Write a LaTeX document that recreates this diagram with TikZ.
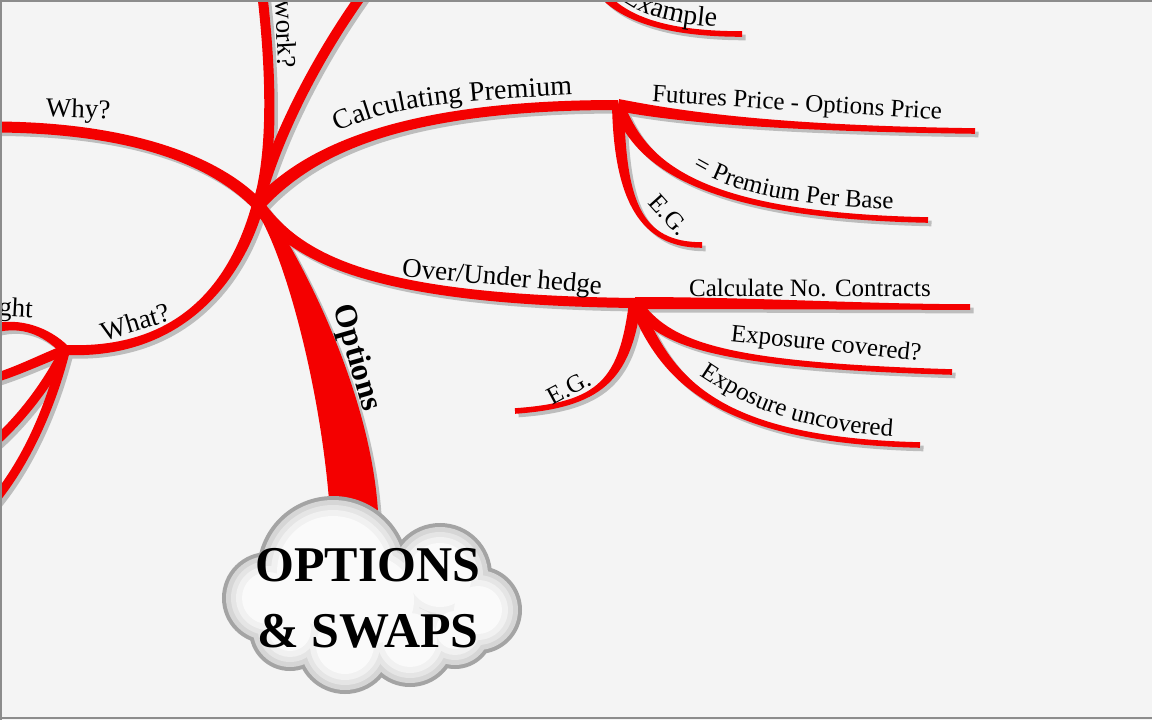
\documentclass[tikz,border=0pt]{standalone}
\usepackage{fontspec}
\setmainfont{Liberation Serif}
\usetikzlibrary{calc,decorations.text}
\definecolor{bg}{HTML}{F4F4F4}
\definecolor{shad}{HTML}{BDBDBD}
\definecolor{br}{HTML}{F40000}
\definecolor{cedge}{HTML}{A4A4A4}
\definecolor{frame}{HTML}{8C8C8C}
\newcommand\fsL{\fontsize{27}{27}\selectfont}
\newcommand\fsM{\fontsize{28}{28}\selectfont}
\newcommand\fsS{\fontsize{25}{25}\selectfont}
\newcommand\fsE{\fontsize{28}{28}\selectfont}
% tapered branch: #1 style, #2 start, #3 ctrl1, #4 ctrl2, #5 end, #6 half width start, #7 half width end
\newcommand\mb[7]{%
  \path ($(#2)!#6!90:(#3)$) coordinate (sL) ($(#2)!#6!-90:(#3)$) coordinate (sR)
        ($(#5)!#7!-90:(#4)$) coordinate (eL) ($(#5)!#7!90:(#4)$) coordinate (eR);
  \path ($(#3)+(sL)-(#2)$) coordinate (cA) ($(#3)+(sR)-(#2)$) coordinate (cB)
        ($(#4)+(eL)-(#5)$) coordinate (cC) ($(#4)+(eR)-(#5)$) coordinate (cD);
  \fill[#1] (sL) .. controls (cA) and (cC) .. (eL) -- (eR) .. controls (cD) and (cB) .. (sR) -- cycle;
}
\newcommand\allbranches[1]{%
  \mb{#1}{H}{215,160}{130,128}{eWhy}{6pt}{5.5pt}
  \mb{#1}{H}{275,150}{270,60}{eWork}{5.5pt}{5pt}
  \mb{#1}{H}{275,140}{315,60}{eUp}{5.5pt}{5pt}
  \mb{#1}{H}{305,155}{390,105}{P}{6.5pt}{5pt}
  \mb{#1}{H}{300,265}{390,300}{U}{6.5pt}{5pt}
  \mb{#1}{H}{240,270}{190,355}{Wn}{6pt}{5pt}
  \mb{#1}{H}{285,240}{345,380}{T}{5pt}{24pt}
  \mb{#1}{P}{670,115}{760,128}{eFut}{6pt}{2.8pt}
  \mb{#1}{P}{640,160}{690,215}{ePpb}{6pt}{2.8pt}
  \mb{#1}{P}{620,200}{640,245}{eEgA}{6pt}{2.8pt}
  \mb{#1}{U}{750,303}{870,307}{eCnc}{6pt}{2.8pt}
  \mb{#1}{U}{665,345}{720,365}{eExc}{6pt}{2.8pt}
  \mb{#1}{U}{665,375}{710,440}{eExu}{6pt}{2.8pt}
  \mb{#1}{U}{625,380}{600,405}{eEgB}{6pt}{2.8pt}
  \mb{#1}{Wn}{45,330}{20,322}{eWa}{5pt}{4.5pt}
  \mb{#1}{Wn}{40,360}{20,370}{eWb}{5pt}{4.5pt}
  \mb{#1}{Wn}{50,380}{25,415}{eWc}{5pt}{4.5pt}
  \mb{#1}{Wn}{55,390}{35,450}{eWd}{5pt}{4.5pt}
  \mb{#1}{sEx}{620,20}{670,34}{eEx}{4pt}{2.8pt}
}
\begin{document}
\begin{tikzpicture}[x=1pt,y=-1pt,
  lbl/.style={inner sep=0pt,font=\fsL},
  lbs/.style={inner sep=0pt,font=\fsS}]
\useasboundingbox (0,0) rectangle (1152,720);
\fill[bg] (0,0) rectangle (1152,720);
\clip (0,0) rectangle (1152,720);
% hubs and branch ends
\coordinate (H) at (258,205);
\coordinate (P) at (618,105);
\coordinate (U) at (635,303);
\coordinate (Wn) at (65,350);
\coordinate (T) at (354,512);
\coordinate (eWhy) at (-3,127);
\coordinate (eWork) at (262,-8);
\coordinate (eUp) at (364,-8);
\coordinate (eFut) at (975,131);
\coordinate (ePpb) at (928,220);
\coordinate (eEgA) at (702,245);
\coordinate (eCnc) at (970,307);
\coordinate (eExc) at (952,372);
\coordinate (eExu) at (920,445);
\coordinate (eEgB) at (515,411);
\coordinate (eWa) at (-5,328);
\coordinate (eWb) at (-5,378);
\coordinate (eWc) at (-5,442);
\coordinate (eWd) at (-5,500);
\coordinate (sEx) at (598,-12);
\coordinate (eEx) at (742,34);
% shadows then branches
\begin{scope}[transform canvas={shift={(3.5pt,-3.5pt)}}]
  \allbranches{shad}
\end{scope}
\allbranches{br}
% cloud
\def\cloudlist{333/572/72, 440/575/48, 478/610/40, 455/630/35, 410/640/43, 345/645/45, 290/630/37, 268/598/42, 370/600/60}
\foreach \cx/\cy/\r in \cloudlist {\draw[cedge,line width=8pt] (\cx,\cy) circle ({\r*1pt});}
\foreach \cx/\cy/\r in \cloudlist {\fill[gray!32] (\cx,\cy) circle ({\r*1pt});}
\foreach \cx/\cy/\r in \cloudlist {\fill[gray!20] (\cx,\cy) circle ({(\r-5)*1pt});}
\foreach \cx/\cy/\r in \cloudlist {\fill[gray!11] (\cx,\cy) circle ({(\r-10)*1pt});}
\foreach \cx/\cy/\r in \cloudlist {\fill[gray!4] (\cx,\cy) circle ({(\r-16)*1pt});}
\node[inner sep=0pt,align=center,font=\bfseries\fontsize{50}{66}\selectfont] (root) at (368,598) {OPTIONS\\\& SWAPS};
% labels
\node[lbl,rotate=-2] (why) at (78,111) {Why?};
\node[lbl,rotate=-87] (work) at (286,34) {work?};
\node[lbl,rotate=17] (what) at (135,322) {What?};
\node[lbl,rotate=-3,anchor=east] (ght) at (33,311) {ght};
\node[inner sep=0pt,font=\bfseries\fontsize{32}{32}\selectfont,rotate=-74] (opt) at (356,358) {Options};
\path[decorate,decoration={text along path,text={|\fsM|Calculating Premium},text align={left}}]
  (338,132) .. controls (383,110) and (433,100) .. (598,94);
\node[lbs,rotate=-3.5] (fut) at (797,105) {Futures Price - Options Price};
\path[decorate,decoration={text along path,text={|\fsS|= Premium Per Base},text align={left}}]
  (693,168) .. controls (730,190) and (780,207) .. (915,210);
\node[lbs,rotate=-48] (egA) at (669,215) {E.G.};
\node[lbl,rotate=-5] (ouh) at (502,279) {Over/Under hedge};
\node[lbs] (cnc) at (810,288) {Calculate No. Contracts};
\node[lbs,rotate=-6] (expc) at (826,345) {Exposure covered?};
\path[decorate,decoration={text along path,text={|\fsS|Exposure uncovered},text align={left}}]
  (700,375) .. controls (742,403) and (792,433) .. (917,438);
\node[lbs,rotate=28] (egB) at (569,388) {E.G.};
\path[decorate,decoration={text along path,text={|\fsE|Example},text align={left}}]
  (622,0) .. controls (645,17) and (680,27) .. (745,28);
% frame
\draw[frame,line width=2pt] (0,1) -- (1152,1);
\draw[frame,line width=2pt] (1,0) -- (1,720);
\draw[frame,line width=2pt] (0,718) -- (1152,718);
\end{tikzpicture}
\end{document}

++++++++++

What is expected:
Copy each line exactly, and leave the pictures out of your copy.

The answer:
Write a LaTeX document that recreates this diagram with TikZ.
\documentclass[tikz,border=0pt]{standalone}
\usepackage{fontspec}
\setmainfont{Liberation Serif}
\usetikzlibrary{calc,decorations.text}
\definecolor{bg}{HTML}{F4F4F4}
\definecolor{shad}{HTML}{BDBDBD}
\definecolor{br}{HTML}{F40000}
\definecolor{cedge}{HTML}{A4A4A4}
\definecolor{frame}{HTML}{8C8C8C}
\newcommand\fsL{\fontsize{27}{27}\selectfont}
\newcommand\fsM{\fontsize{28}{28}\selectfont}
\newcommand\fsS{\fontsize{25}{25}\selectfont}
\newcommand\fsE{\fontsize{28}{28}\selectfont}
% tapered branch: #1 style, #2 start, #3 ctrl1, #4 ctrl2, #5 end, #6 half width start, #7 half width end
\newcommand\mb[7]{%
  \path ($(#2)!#6!90:(#3)$) coordinate (sL) ($(#2)!#6!-90:(#3)$) coordinate (sR)
        ($(#5)!#7!-90:(#4)$) coordinate (eL) ($(#5)!#7!90:(#4)$) coordinate (eR);
  \path ($(#3)+(sL)-(#2)$) coordinate (cA) ($(#3)+(sR)-(#2)$) coordinate (cB)
        ($(#4)+(eL)-(#5)$) coordinate (cC) ($(#4)+(eR)-(#5)$) coordinate (cD);
  \fill[#1] (sL) .. controls (cA) and (cC) .. (eL) -- (eR) .. controls (cD) and (cB) .. (sR) -- cycle;
}
\newcommand\allbranches[1]{%
  \mb{#1}{H}{215,160}{130,128}{eWhy}{6pt}{5.5pt}
  \mb{#1}{H}{275,150}{270,60}{eWork}{5.5pt}{5pt}
  \mb{#1}{H}{275,140}{315,60}{eUp}{5.5pt}{5pt}
  \mb{#1}{H}{305,155}{390,105}{P}{6.5pt}{5pt}
  \mb{#1}{H}{300,265}{390,300}{U}{6.5pt}{5pt}
  \mb{#1}{H}{240,270}{190,355}{Wn}{6pt}{5pt}
  \mb{#1}{H}{285,240}{345,380}{T}{5pt}{24pt}
  \mb{#1}{P}{670,115}{760,128}{eFut}{6pt}{2.8pt}
  \mb{#1}{P}{640,160}{690,215}{ePpb}{6pt}{2.8pt}
  \mb{#1}{P}{620,200}{640,245}{eEgA}{6pt}{2.8pt}
  \mb{#1}{U}{750,303}{870,307}{eCnc}{6pt}{2.8pt}
  \mb{#1}{U}{665,345}{720,365}{eExc}{6pt}{2.8pt}
  \mb{#1}{U}{665,375}{710,440}{eExu}{6pt}{2.8pt}
  \mb{#1}{U}{625,380}{600,405}{eEgB}{6pt}{2.8pt}
  \mb{#1}{Wn}{45,330}{20,322}{eWa}{5pt}{4.5pt}
  \mb{#1}{Wn}{40,360}{20,370}{eWb}{5pt}{4.5pt}
  \mb{#1}{Wn}{50,380}{25,415}{eWc}{5pt}{4.5pt}
  \mb{#1}{Wn}{55,390}{35,450}{eWd}{5pt}{4.5pt}
  \mb{#1}{sEx}{620,20}{670,34}{eEx}{4pt}{2.8pt}
}
\begin{document}
\begin{tikzpicture}[x=1pt,y=-1pt,
  lbl/.style={inner sep=0pt,font=\fsL},
  lbs/.style={inner sep=0pt,font=\fsS}]
\useasboundingbox (0,0) rectangle (1152,720);
\fill[bg] (0,0) rectangle (1152,720);
\clip (0,0) rectangle (1152,720);
% hubs and branch ends
\coordinate (H) at (258,205);
\coordinate (P) at (618,105);
\coordinate (U) at (635,303);
\coordinate (Wn) at (65,350);
\coordinate (T) at (354,512);
\coordinate (eWhy) at (-3,127);
\coordinate (eWork) at (262,-8);
\coordinate (eUp) at (364,-8);
\coordinate (eFut) at (975,131);
\coordinate (ePpb) at (928,220);
\coordinate (eEgA) at (702,245);
\coordinate (eCnc) at (970,307);
\coordinate (eExc) at (952,372);
\coordinate (eExu) at (920,445);
\coordinate (eEgB) at (515,411);
\coordinate (eWa) at (-5,328);
\coordinate (eWb) at (-5,378);
\coordinate (eWc) at (-5,442);
\coordinate (eWd) at (-5,500);
\coordinate (sEx) at (598,-12);
\coordinate (eEx) at (742,34);
% shadows then branches
\begin{scope}[transform canvas={shift={(3.5pt,-3.5pt)}}]
  \allbranches{shad}
\end{scope}
\allbranches{br}
% cloud
\def\cloudlist{333/572/72, 440/575/48, 478/610/40, 455/630/35, 410/640/43, 345/645/45, 290/630/37, 268/598/42, 370/600/60}
\foreach \cx/\cy/\r in \cloudlist {\draw[cedge,line width=8pt] (\cx,\cy) circle ({\r*1pt});}
\foreach \cx/\cy/\r in \cloudlist {\fill[gray!32] (\cx,\cy) circle ({\r*1pt});}
\foreach \cx/\cy/\r in \cloudlist {\fill[gray!20] (\cx,\cy) circle ({(\r-5)*1pt});}
\foreach \cx/\cy/\r in \cloudlist {\fill[gray!11] (\cx,\cy) circle ({(\r-10)*1pt});}
\foreach \cx/\cy/\r in \cloudlist {\fill[gray!4] (\cx,\cy) circle ({(\r-16)*1pt});}
\node[inner sep=0pt,align=center,font=\bfseries\fontsize{50}{66}\selectfont] (root) at (368,598) {OPTIONS\\\& SWAPS};
% labels
\node[lbl,rotate=-2] (why) at (78,111) {Why?};
\node[lbl,rotate=-87] (work) at (286,34) {work?};
\node[lbl,rotate=17] (what) at (135,322) {What?};
\node[lbl,rotate=-3,anchor=east] (ght) at (33,311) {ght};
\node[inner sep=0pt,font=\bfseries\fontsize{32}{32}\selectfont,rotate=-74] (opt) at (356,358) {Options};
\path[decorate,decoration={text along path,text={|\fsM|Calculating Premium},text align={left}}]
  (338,132) .. controls (383,110) and (433,100) .. (598,94);
\node[lbs,rotate=-3.5] (fut) at (797,105) {Futures Price - Options Price};
\path[decorate,decoration={text along path,text={|\fsS|= Premium Per Base},text align={left}}]
  (693,168) .. controls (730,190) and (780,207) .. (915,210);
\node[lbs,rotate=-48] (egA) at (669,215) {E.G.};
\node[lbl,rotate=-5] (ouh) at (502,279) {Over/Under hedge};
\node[lbs] (cnc) at (810,288) {Calculate No. Contracts};
\node[lbs,rotate=-6] (expc) at (826,345) {Exposure covered?};
\path[decorate,decoration={text along path,text={|\fsS|Exposure uncovered},text align={left}}]
  (700,375) .. controls (742,403) and (792,433) .. (917,438);
\node[lbs,rotate=28] (egB) at (569,388) {E.G.};
\path[decorate,decoration={text along path,text={|\fsE|Example},text align={left}}]
  (622,0) .. controls (645,17) and (680,27) .. (745,28);
% frame
\draw[frame,line width=2pt] (0,1) -- (1152,1);
\draw[frame,line width=2pt] (1,0) -- (1,720);
\draw[frame,line width=2pt] (0,718) -- (1152,718);
\end{tikzpicture}
\end{document}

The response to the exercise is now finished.